A U.S. military panel has for only the second time reversed a Guantanamo prisoner’s “enemy combatant” designation by the Pentagon, and the man will be released, Navy Secretary Gordon England said Monday.
England declined to say the decision meant the Pentagon had erred in deeming the man an “enemy combatant,” the classification under which non-U.S. citizens are held at the U.S. naval base at Guantanamo Bay, Cuba.
The designation does not guarantee rights normally accorded to prisoners of war, but a U.S. Supreme Court ruling this year led to the creation of panels to review the status of hundreds of foreign terrorism suspects held at Guantanamo.
“I don’t think there’s a right or wrong answer to this,” England, who oversees the panels, told a news briefing when asked whether the Pentagon was admitting error.
“I think this is a gray area. You know, as in a lot of cases, there’s a white and black and a big gray area in the middle. And that’s the area we deal with a lot of these cases.”
He did not say when the panel had made its decision but said it was affirmed by the Pentagon “a day or two ago.”
England did not identify the man even by nationality. The Pentagon did not provide information on when or where he was captured, when he was sent to Guantanamo or why his status was reversed. The State Department will notify the home country of the decision and arrange for his release, England said.
The United States currently holds at Guantanamo about 550 non-U.S. citizens captured in what President Bush calls a global war on terrorism, most picked up in Afghanistan.
'Legal black hole'
Human rights groups have criticized the Guantanamo prison as a “legal black hole,” and some former prisoners have said they were tortured there.
After the Supreme Court ruled in June that Guantanamo prisoners could go to U.S. courts to seek their freedom, the Pentagon created military panels to review whether Guantanamo prisoners were being properly held as “enemy combatants.”
These panels are separate from the military tribunals before which a small number of Guantanamo prisoners are facing criminal charges.
In September, the Pentagon said a Pakistani prisoner was sent back to his home country after a review panel found that he, too, was not an enemy combatant.
Military panels have held hearings on the status of 507 Guantanamo prisoners, England said.

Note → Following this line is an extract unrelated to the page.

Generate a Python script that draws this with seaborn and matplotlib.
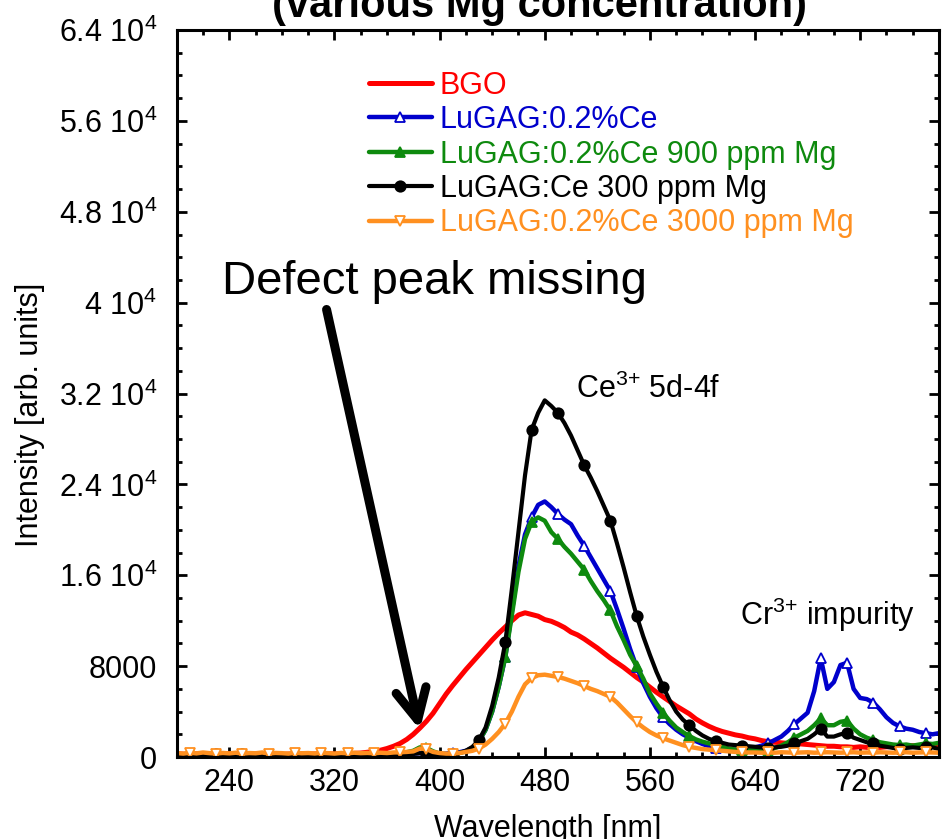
import pandas as pd
import seaborn as sns
import matplotlib.pyplot as plt
from matplotlib.ticker import MultipleLocator, FixedLocator, FixedFormatter

# wavelength grid (nm), 5 nm steps
wavelength = list(range(200, 781, 5))

# intensities (arb. units)
bgo = [300, 250, 200, 280, 220, 260, 200, 240, 300, 220, 260, 230, 280, 210, 250,
       270, 220, 260, 240, 300, 230, 270, 250, 290, 260, 300, 280, 320, 350, 420,
       500, 600, 750, 950, 1200, 1550, 2000, 2550, 3150, 3850, 4700, 5550, 6300, 7000, 7700,
       8350, 9000, 9650, 10300, 10900,
       11450, 12000, 12500, 12700, 12550, 12400, 12100, 11950, 11700, 11400, 11000, 10750,
       10400, 10000, 9600, 9150, 8700, 8300, 7900, 7450,
       7000, 6600, 6150, 5700, 5300, 4900, 4500, 4150, 3800, 3350, 3000, 2700, 2450, 2250,
       2100, 1950, 1850, 1700, 1600, 1450,
       1350, 1300, 1250, 1200, 1150, 1150, 1100, 1050, 1000, 950, 950, 900, 900, 850, 900,
       850, 900, 850, 900, 950,
       900, 950, 1000, 950, 1050, 1100, 1050]

lugag_ce = [200, 150, 250, 180, 220, 160, 240, 200, 180, 230, 170, 210, 190, 240, 160,
            220, 200, 180, 250, 170, 210, 230, 190, 220, 180, 240, 200, 170, 230, 200,
            220, 180, 240, 200, 260, 220, 300, 350, 320, 280, 250, 300, 350, 420, 550,
            800, 1400, 2400, 4000, 6200,
            8800, 12800, 16800, 19600, 21100, 22200, 22500, 22000, 21400, 20900, 20500, 19500,
            18600, 17600, 16600, 15600, 14600, 13000, 11300, 9500,
            7900, 6500, 5300, 4300, 3500, 2900, 2400, 2000, 1700, 1400, 1150, 950, 800, 700,
            650, 650, 700, 750, 850, 1000,
            1200, 1500, 1800, 2300, 2900, 3400, 3900, 5800, 8700, 6000, 6600, 8100, 8300, 6000,
            5200, 5100, 4800, 4200, 3500, 3000,
            2700, 2500, 2400, 2200, 2100, 2000, 2100]

lugag_ce_900mg = [250, 200, 280, 220, 180, 240, 210, 260, 190, 230, 250, 200, 220, 270, 210,
                  240, 190, 230, 260, 200, 240, 210, 250, 230, 200, 260, 220, 240, 210, 250,
                  230, 260, 240, 280, 320, 420, 550, 850, 800, 500, 300, 250, 300, 350, 500,
                  800, 1400, 2400, 4000, 6200,
                  8800, 12500, 16300, 19200, 20700, 21100, 20800, 19800, 19200, 18500, 17900,
                  17200, 16500, 15500, 14600, 13800, 12900, 11500, 10300, 9000,
                  8000, 6900, 5600, 4700, 3900, 3200, 2600, 2200, 1850, 1550, 1350, 1200, 1050,
                  900, 750, 650, 600, 600, 600, 650,
                  650, 800, 1000, 1300, 1700, 2000, 2300, 2800, 3400, 2800, 2800, 3100, 3200,
                  2500, 2000, 1700, 1500, 1300, 1200, 1100,
                  1050, 1100, 1000, 1100, 1200, 1150, 1250]

lugag_ce_300mg = [150, 200, 180, 220, 160, 200, 250, 170, 210, 190, 230, 180, 200, 160, 220,
                  190, 240, 170, 200, 210, 180, 230, 190, 200, 170, 220, 200, 180, 210, 190,
                  200, 220, 190, 230, 210, 250, 280, 330, 300, 260, 230, 250, 280, 350, 550,
                  900, 1500, 2600, 4500, 7000,
                  10100, 14800, 19800, 24800, 28800, 30300, 31400, 30900, 30300, 29400, 28300,
                  27000, 25700, 24600, 23400, 22100, 20800, 18800, 16700, 14500,
                  12400, 10600, 9000, 7500, 6200, 5000, 4000, 3300, 2800, 2300, 1900, 1600, 1400,
                  1250, 1100, 1050, 1000, 950, 900, 850,
                  800, 850, 900, 1000, 1200, 1400, 1600, 2000, 2500, 1800, 1800, 2000, 2100, 1700,
                  1500, 1300, 1200, 1000, 900, 800,
                  750, 800, 850, 800, 900, 850, 700]

lugag_ce_3000mg = [350, 300, 380, 320, 400, 340, 300, 360, 320, 380, 300, 350, 330, 400, 310,
                   360, 340, 300, 380, 330, 350, 310, 370, 340, 300, 360, 330, 380, 340, 360,
                   330, 380, 350, 400, 420, 450, 500, 750, 700, 450, 350, 300, 300, 350, 450,
                   550, 750, 1100, 1600, 2200,
                   2950, 4000, 5300, 6400, 6950, 7200, 7250, 7150, 7050, 6900, 6700, 6500, 6250,
                   6000, 5800, 5550, 5300, 4800, 4200, 3600,
                   3050, 2600, 2200, 1900, 1650, 1450, 1250, 1050, 900, 800, 700, 650, 600, 550,
                   500, 450, 420, 400, 400, 380,
                   400, 380, 420, 400, 380, 400, 420, 380, 400, 420, 400, 380, 400, 420, 380,
                   400, 380, 420, 400, 380,
                   400, 420, 380, 400, 420, 400, 380]

labels = ["BGO", "LuGAG:0.2%Ce", "LuGAG:0.2%Ce 900 ppm Mg",
          "LuGAG:Ce 300 ppm Mg", "LuGAG:0.2%Ce 3000 ppm Mg"]
series = [bgo, lugag_ce, lugag_ce_900mg, lugag_ce_300mg, lugag_ce_3000mg]

y_ticks = [0, 8000, 16000, 24000, 32000, 40000, 48000, 56000, 64000]
y_tick_labels = ["0", "8000", r"1.6 $\mathregular{10^{4}}$", r"2.4 $\mathregular{10^{4}}$",
                 r"3.2 $\mathregular{10^{4}}$", r"4 $\mathregular{10^{4}}$",
                 r"4.8 $\mathregular{10^{4}}$", r"5.6 $\mathregular{10^{4}}$",
                 r"6.4 $\mathregular{10^{4}}$"]

# styling
colors = ["#FF0000", "#0000CC", "#0E8A0E", "#000000", "#FF9020"]
markers = [None, "^", "^", "o", "v"]
face = [None, "white", "#0E8A0E", "#000000", "white"]
widths = [3.6, 3.2, 3.2, 3.0, 3.2]

sns.set_style("ticks")
plt.rcParams['font.family'] = ['Liberation Sans', 'DejaVu Sans']
plt.rcParams['mathtext.fontset'] = 'custom'
plt.rcParams['mathtext.rm'] = 'Liberation Sans'
plt.rcParams['mathtext.it'] = 'Liberation Sans:italic'
for key in ['text.color', 'axes.labelcolor', 'xtick.color', 'ytick.color', 'axes.edgecolor']:
    plt.rcParams[key] = 'black'

df = pd.DataFrame({"Wavelength": wavelength})
for lab, s in zip(labels, series):
    df[lab] = s

fig = plt.figure(figsize=(9.43, 8.39), dpi=100)
ax = fig.add_axes([0.1874, 0.0977, 0.8084, 0.8665])

for lab, c, m, fc, lw in zip(labels, colors, markers, face, widths):
    kw = dict(color=c, linewidth=lw, label=lab)
    if m is not None:
        kw.update(marker=m, markersize=7.5, markerfacecolor=fc, markeredgecolor=c,
                  markeredgewidth=1.3, markevery=(2, 4))
    sns.lineplot(data=df, x="Wavelength", y=lab, ax=ax, **kw)

ax.set_xlim(200, 780)
ax.set_ylim(0, 64000)
ax.xaxis.set_major_locator(MultipleLocator(80))
ax.xaxis.set_minor_locator(MultipleLocator(20))
ax.yaxis.set_major_locator(FixedLocator(y_ticks))
ax.yaxis.set_major_formatter(FixedFormatter(y_tick_labels))
ax.yaxis.set_minor_locator(MultipleLocator(2000))
ax.set_xlabel("")
ax.set_ylabel("")
for sp in ax.spines.values():
    sp.set_linewidth(2.2)
ax.tick_params(which='both', direction='in', top=True, right=True, width=2.0)
ax.tick_params(which='major', length=7)
ax.tick_params(which='minor', length=3.8)
ax.tick_params(axis='x', labelsize=22, pad=8)
ax.tick_params(axis='y', labelsize=22, pad=14)

handles, labs = ax.get_legend_handles_labels()
leg = ax.legend(handles, labs, loc='upper left', bbox_to_anchor=(0.2523, 0.944),
                frameon=False, fontsize=22, handlelength=2.05, handletextpad=0.26,
                labelspacing=0.145, borderpad=0, borderaxespad=0)
for txt, c in zip(leg.get_texts(), colors):
    txt.set_color(c)

# annotations
ax.annotate("", xy=(385, 2400), xytext=(314, 39400),
            arrowprops=dict(arrowstyle="->, head_length=1.1, head_width=0.55",
                            lw=6.5, color="black", mutation_scale=20,
                            shrinkA=0, shrinkB=0))
ax.text(234.5, 40800, "Defect peak missing", fontsize=34, va='baseline', ha='left')
ax.text(503.5, 31650, r"Ce$^{3{+}}$ 5d-4f", fontsize=22, va='baseline', ha='left')
ax.text(628.5, 11600, r"Cr$^{3{+}}$ impurity", fontsize=22, va='baseline', ha='left')

fig.text(540 / 943, 1 - 17 / 839, "(various Mg concentration)", ha='center', va='baseline',
         fontsize=30, fontweight='bold')
fig.text(548 / 943, 2 / 839, "Wavelength [nm]", ha='center', va='baseline', fontsize=22)
fig.text(30 / 943, 1 - 415 / 839, "Intensity [arb. units]", ha='center', va='center',
         rotation=90, fontsize=22)

fig.savefig("out.png", dpi=100)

Decisions have been made for 230 prisoners, with military panels agreeing in 228 cases that they were properly held as enemy combatants.

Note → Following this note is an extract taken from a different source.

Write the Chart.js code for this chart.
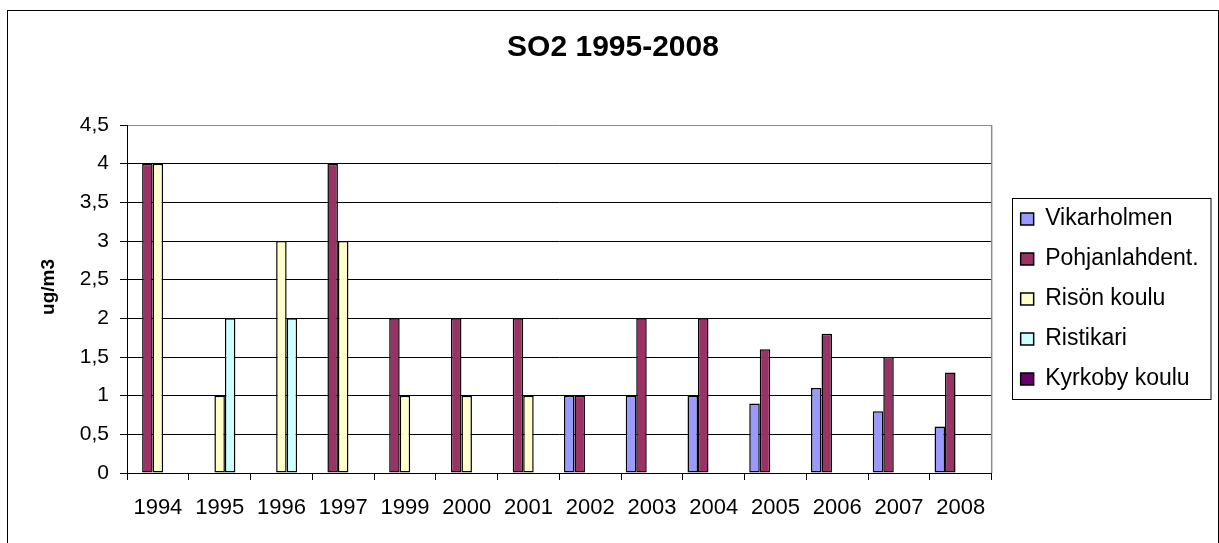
<!DOCTYPE html>
<html>
<head>
<meta charset="utf-8">
<title>SO2 1995-2008</title>
<script src="https://cdn.jsdelivr.net/npm/chart.js@4/dist/chart.umd.min.js"></script>
<style>
  html, body { margin: 0; padding: 0; background: #fff; }
  #wrap { width: 1219px; height: 543px; }
</style>
</head>
<body>
<div id="wrap"><canvas id="so2" width="1219" height="543"></canvas></div>
<script>
// Annual SO2 means (ug/m3) per measuring station
const years = ['1994', '1995', '1996', '1997', '1999', '2000', '2001', '2002', '2003', '2004', '2005', '2006', '2007', '2008'];
const vikarholmen   = [null, null, null, null, null, null, null, 1, 1, 1, 0.9, 1.1, 0.8, 0.6];
const pohjanlahdent = [4, null, null, 4, 2, 2, 2, 1, 2, 2, 1.6, 1.8, 1.5, 1.3];
const risonKoulu    = [4, 1, 3, 3, 1, 1, 1, null, null, null, null, null, null, null];
const ristikari     = [null, 2, 2, null, null, null, null, null, null, null, null, null, null, null];
const kyrkobyKoulu  = [null, null, null, null, null, null, null, null, null, null, null, null, null, null];
const yTickLabels   = ['0', '0,5', '1', '1,5', '2', '2,5', '3', '3,5', '4', '4,5'];
const chartTitle    = 'SO2 1995-2008';
const yAxisTitle    = 'ug/m3';

const FONT = 'Liberation Sans, Arial, sans-serif';

function series(label, data, color) {
  return {
    label, data,
    backgroundColor: color,
    borderColor: '#000',
    borderWidth: 1.5,
    borderSkipped: false,
    categoryPercentage: 0.85,
    barPercentage: 1.0
  };
}

// Outer frame, plot-area right edge, vertical axis caption and the box around the legend
const decorations = {
  id: 'decorations',
  beforeDraw(chart) {
    const ctx = chart.ctx;
    ctx.save();
    ctx.fillStyle = '#fff';
    ctx.fillRect(0, 0, chart.width, chart.height);
    ctx.strokeStyle = '#000';
    ctx.lineWidth = 1;
    ctx.strokeRect(7.5, 10.5, 1211, 545);
    ctx.restore();
  },
  beforeDatasetsDraw(chart) {
    const { ctx, chartArea: a } = chart;
    ctx.save();
    ctx.strokeStyle = '#8c8c8c';
    ctx.lineWidth = 1.5;
    ctx.beginPath();
    ctx.moveTo(a.right, a.top);
    ctx.lineTo(a.right, a.bottom);
    ctx.stroke();
    ctx.restore();
  },
  afterDraw(chart) {
    const ctx = chart.ctx;
    // vertical axis caption
    ctx.save();
    ctx.translate(48.5, 287);
    ctx.rotate(-Math.PI / 2);
    ctx.font = 'bold 19px ' + FONT;
    ctx.fillStyle = '#000';
    ctx.textAlign = 'center';
    ctx.textBaseline = 'middle';
    ctx.fillText(yAxisTitle, 0, 0);
    ctx.restore();

    const hb = chart.legend && chart.legend.legendHitBoxes;
    if (!hb || !hb.length) return;
    const first = hb[0], last = hb[hb.length - 1];
    const x0 = Math.round(first.left - 9) + 0.5;
    const y0 = Math.round(first.top - 9.5) + 0.5;
    const x1 = x0 + 198.5;
    const y1 = Math.round(last.top + last.height + 8) + 0.5;
    ctx.save();
    ctx.strokeStyle = '#000';
    ctx.lineWidth = 1;
    ctx.strokeRect(x0, y0, x1 - x0, y1 - y0);
    ctx.restore();
  }
};

new Chart(document.getElementById('so2'), {
  type: 'bar',
  data: {
    labels: years,
    datasets: [
      series('Vikarholmen', vikarholmen, '#9999FF'),
      series('Pohjanlahdent.', pohjanlahdent, '#993366'),
      series('Risön koulu', risonKoulu, '#FFFFCC'),
      series('Ristikari', ristikari, '#CCFFFF'),
      series('Kyrkoby koulu', kyrkobyKoulu, '#660066')
    ]
  },
  options: {
    responsive: false,
    devicePixelRatio: 1,
    animation: false,
    layout: { padding: { left: 27, right: 20, top: 0, bottom: 0 } },
    plugins: {
      tooltip: { enabled: false },
      title: {
        display: true,
        text: chartTitle,
        color: '#000',
        font: { family: FONT, size: 30, weight: 'bold' },
        padding: { top: 30, bottom: 59 }
      },
      legend: {
        display: true,
        position: 'right',
        align: 'center',
        fullSize: false,
        labels: {
          color: '#000',
          font: { family: FONT, size: 23 },
          boxWidth: 13,
          boxHeight: 12,
          padding: 17
        }
      }
    },
    scales: {
      x: {
        grid: { display: true, drawOnChartArea: false, drawTicks: true, tickLength: 7, offset: true, color: '#000' },
        border: { display: true, color: '#000', width: 1 },
        ticks: { color: '#000', font: { family: FONT, size: 22 }, padding: 15, maxRotation: 0, autoSkip: false },
        afterFit(s) { s.height = 70; }
      },
      y: {
        min: 0,
        max: 4.5,
        ticks: {
          stepSize: 0.5,
          color: '#000',
          font: { family: FONT, size: 21 },
          padding: 11,
          callback: (v, i) => yTickLabels[i]
        },
        grid: {
          color: ctx => (ctx.tick && ctx.tick.value === 4.5 ? '#8c8c8c' : '#000'),
          tickColor: '#000',
          tickLength: 7,
          lineWidth: 1
        },
        border: { display: true, color: '#000', width: 1 },
        afterFit(s) { s.width = 100; }
      },
      gap: {
        position: 'right',
        display: true,
        grid: { display: false, drawTicks: false },
        ticks: { display: false },
        border: { display: false },
        afterFit(s) { s.width = 12; }
      }
    }
  },
  plugins: [decorations]
});
</script>
</body>
</html>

England said 215 prisoners have refused to appear at the hearings. The Pentagon said the man now deemed not to be an enemy combatant had appeared at his hearing.
“I will tell you these are judgmental calls. I mean, a different board could come out with a different answer, just like different judges or different juries can come out with different answers,” England said.
Bush answers criticism
Roughly 200 other prisoners have been released from Guantanamo through other processes, such as diplomatic talks, separate from the status-review panels. Most were freed to their home countries but some were sent home for further detention, the Pentagon said.
At a press briefing Monday, Bush defended the U.S. handling of Guantanamo prisoners against concerns that it was abusive and too slow. “We’re reviewing the status of the people in Guantanamo on a regular basis,” he told a news conference.
“But you’ve got to understand the dilemma we’re in; these are people that got scooped up off a battlefield, attempting to kill U.S. troops. I want to make sure before they’re released that they don’t come back to kill again,” he said.